BIO: Executive Technologist of the Italian National Institute for Nuclear Physics – Frascati National Laboratories (INFN-LNF)
He worked for 20 years in particle physics in USA at Fermilab (Batavia, IL) and at INFN-Frascati (Rome), one of the largest large-scale research infrastructures in Italy. In 1995 he was awarded a Prize of the Italian Physical Society for his PhD thesis on the discovery of the Top Quark with the CDF experiment at Fermilab.
In 2004 he switched to space research and formed a research group that built and operates the SCF_Lab, a unique facility to design, build, characterize, qualify and deliver laser retroreflectors in accurately laboratory-simulated space conditions for Satellite/Lunar Laser Ranging, GNSS, Earth Observation, SSA, asteroid and comets, laser PNT.
He managed several INFN contracts with ASI, ESA, ISRO, NASA and Italian Ministries of Defense, Foreign Affairs and of Research. He was Coordinator all R&D activities of INFN-Frascati 2011 to 2019.
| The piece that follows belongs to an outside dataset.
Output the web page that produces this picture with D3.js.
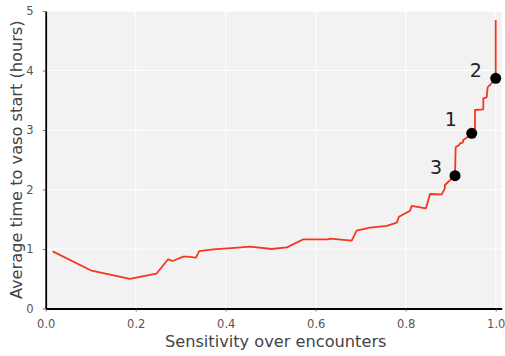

He was Member of the ASI Scientific-Technical Council 2014 to 2018. He was Science-Technology Attaché at the Consulate General of Italy in San Francisco and the whole Silicon Valley from 2019 to 2022. He currently leads the SCF_Lab in the execution of research and commercial contracts on advanced laser retroreflector systems (both passive and active) for ESA lunar missions, Galileo 2nd Generation, COSMO-SkyMed Second Generation, HPCM CRISTAL, ESA’s Hera mission to a double asteroid, JAXA’s MMX, LARES-2 and more.
DATE/TIME: Thursday 16 January 2024, at 2.30pm CET.
LOCATION: TBD
The colloquium will also be broadcast online, on Zoom.